As you can see, the gap between the first two numbers is much less than the second gap. We can define a threshold in the final fucntion that determines which interval should we choose base on the gaps between distances. Here is the code for the final function that deletes the ground by using local maximums and regression planes.
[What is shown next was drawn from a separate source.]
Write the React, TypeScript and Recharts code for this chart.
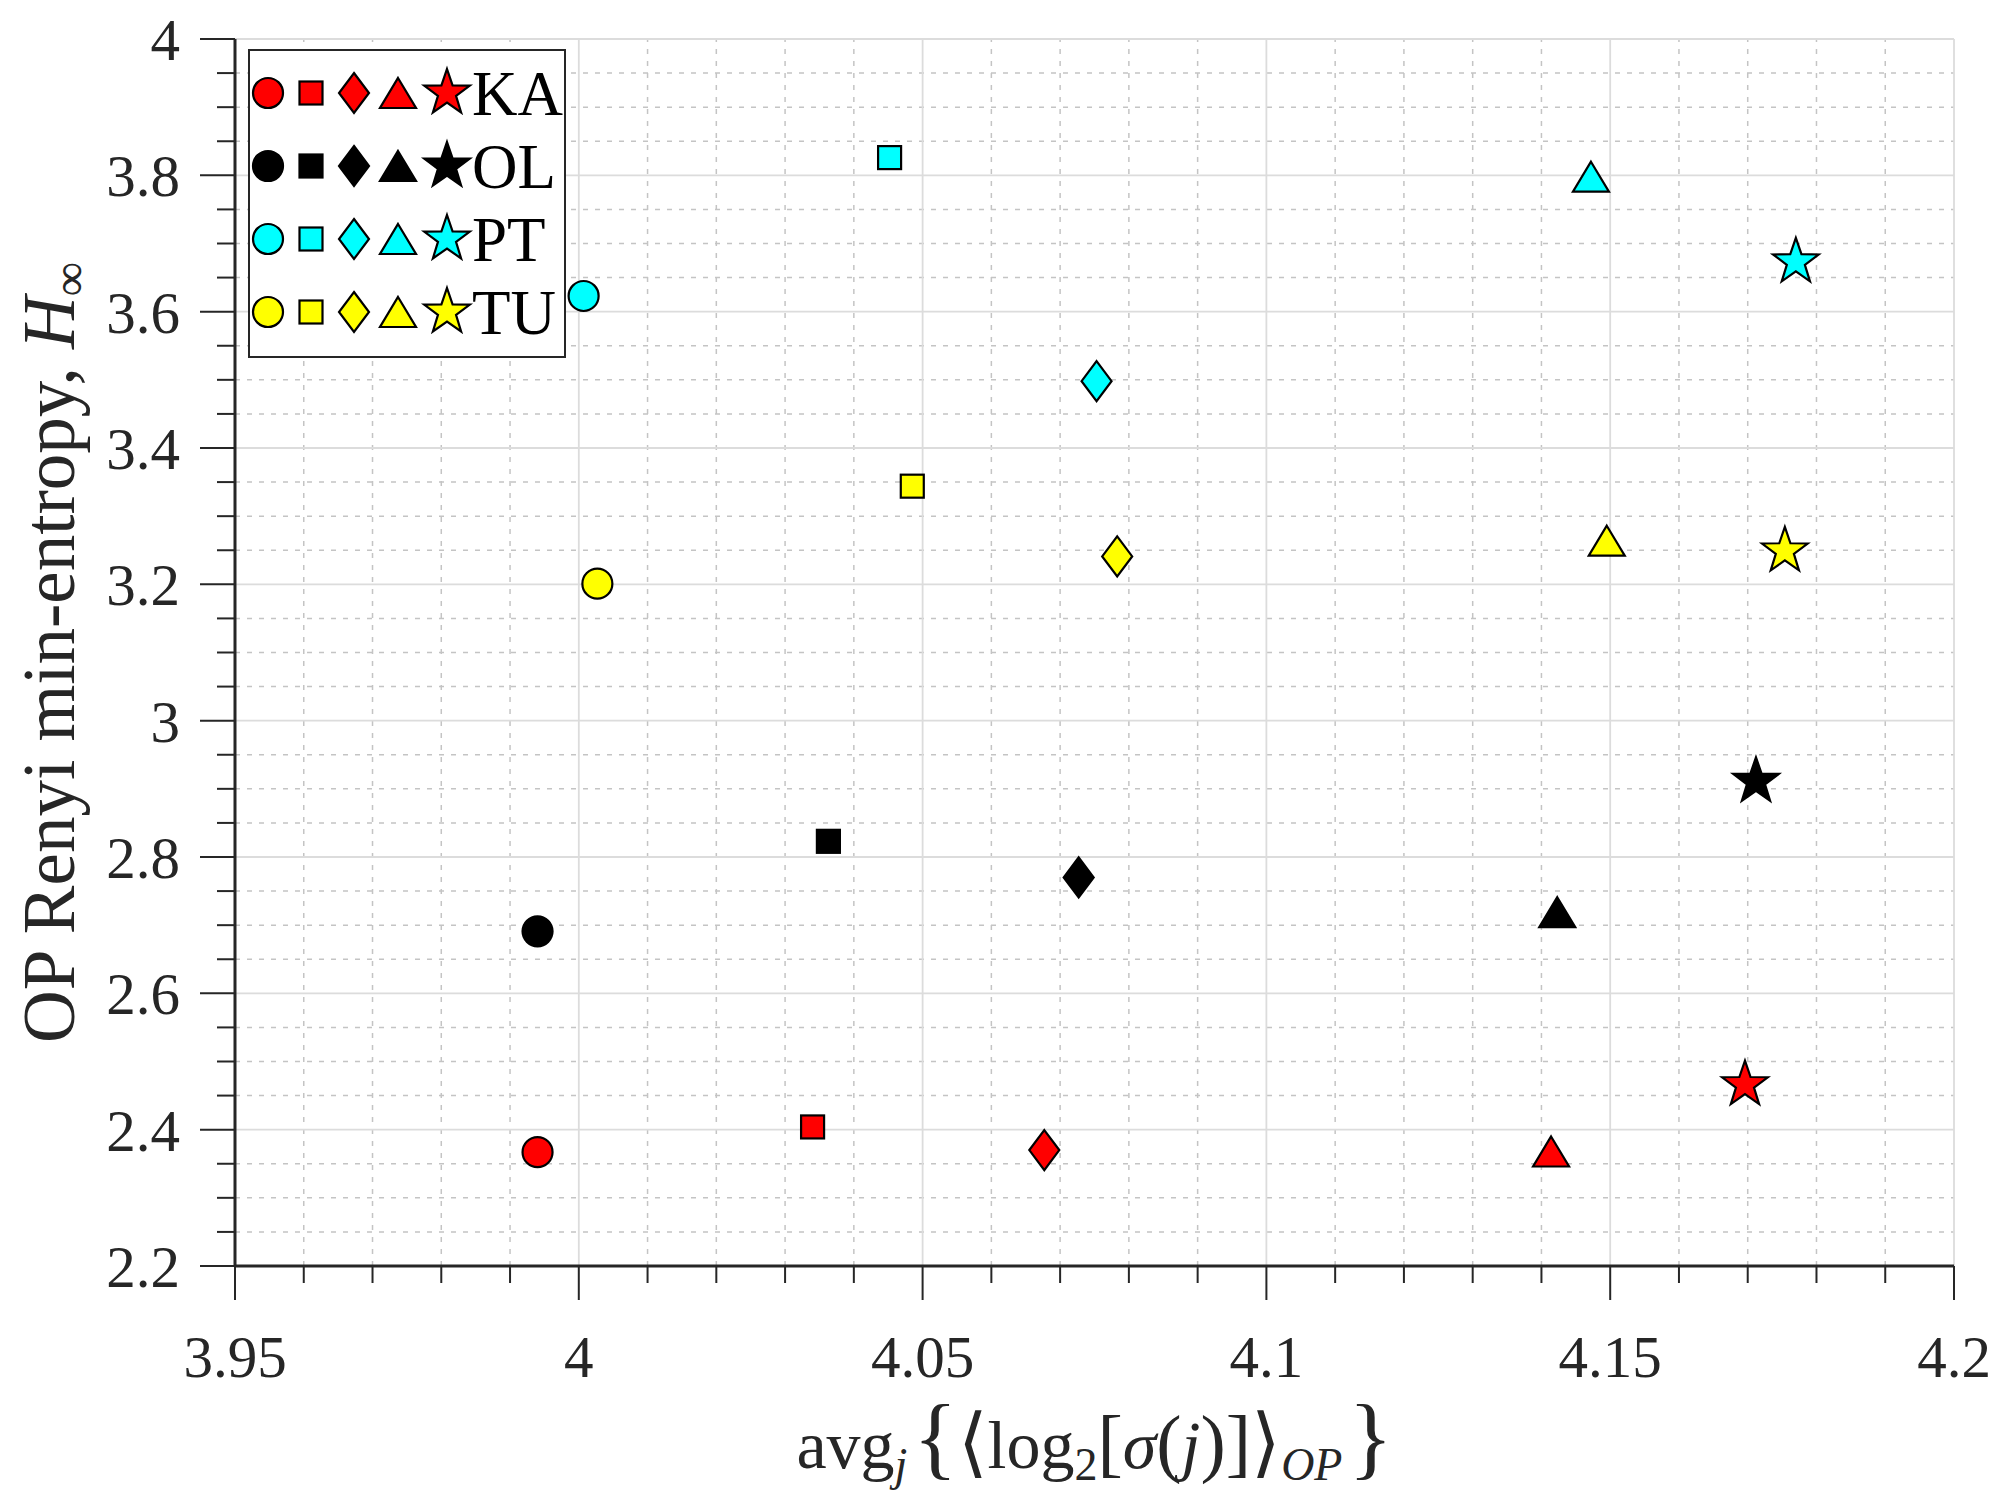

delGh=function(m,threshold=2){
      w=heightG(m,intervals = 30)
      loc.max=diff(diff(w$Freq)>=0)<0
      ind=which(loc.max==TRUE)+1
      c=c()
      for(i in 1:length(ind)){
              c[i]=w[ind[i],3]
      }
      l=1
      s1=m[m$Z<c[1],]
      x=s1$X
      y=s1$Y
      z=s1$Z
      fit1=lm(z~x+y)
      i=2
      while(l!=1&i<=length(c)){
            s2=m[m$Z<c[i],]
            x=s2$X
            y=s2$Y
            z=s2$Z
            fit2=lm(z~x+y)
            i=i+1
            if(max(abs(fit2$residuals))-max(abs(fit1$residuals))>threshold){
                  l=1
            }
            fit1=fit2
      }
      c[i]
}

delGh(l[[1]])
## [1] 21.19

Let’s apply this function on the first cluster.

ww=l[[1]]
m1=ww[ww$Z>=delGh(l[[1]],threshold = 2),]
open3d()
## wgl 
##   7
mfrow3d(1,2)
plot3d(ww$X,ww$Y,ww$Z,aspect = F,col = "red",xlab = "X",ylab = "Y",zlab = "Z")
next3d()
plot3d(m1$X,m1$Y,m1$Z,aspect = F,col = "blue",xlab = "X",ylab = "Y",zlab = "Z")

You must enable Javascript to view this page properly.

The left side plot is the original data set and the left side plot is the data set after deleting process. Let’s see how many points we have deleted:

dim(ww)[1]-dim(m1)[1]
## [1] 17044

Let’s go through the process with the second cluster now.

ww=l[[2]]
m1=ww[ww$Z>=delGh(l[[1]],threshold = 2),]
open3d()
## wgl 
##   9
mfrow3d(1,2)
plot3d(ww$X,ww$Y,ww$Z,aspect = F,col = "red",xlab = "X",ylab = "Y",zlab = "Z")
next3d()
plot3d(m1$X,m1$Y,m1$Z,aspect = F,col = "blue",xlab = "X",ylab = "Y",zlab = "Z")

You must enable Javascript to view this page properly.

Let’s repeat the process with the second cluster now.

ww=l[[3]]
m1=ww[ww$Z>=delGh(l[[3]],threshold = 2),]
open3d()
## wgl 
##  11
mfrow3d(1,2)
plot3d(ww$X,ww$Y,ww$Z,aspect = F,col = "red",xlab = "X",ylab = "Y",zlab = "Z")
next3d()
plot3d(m1$X,m1$Y,m1$Z,aspect = F,col = "blue",xlab = "X",ylab = "Y",zlab = "Z")

You must enable Javascript to view this page properly.

Now that we are sure that the algorithm works properly, we can apply the algorithm to all clusters.

a=list()
for(i in 1:30){
      ww=l[[3]]
      a[[i]]=ww[ww$Z>=delGh(l[[3]],threshold = 2),]
}

res=a[[1]]
for(i in 2:30){
      res=rbind(res,a[[i]])
}

dim(m)[1]-dim(res)[1]
## [1] 318639

As you can see, we can delete \(318639\) ground points by using this algorithm.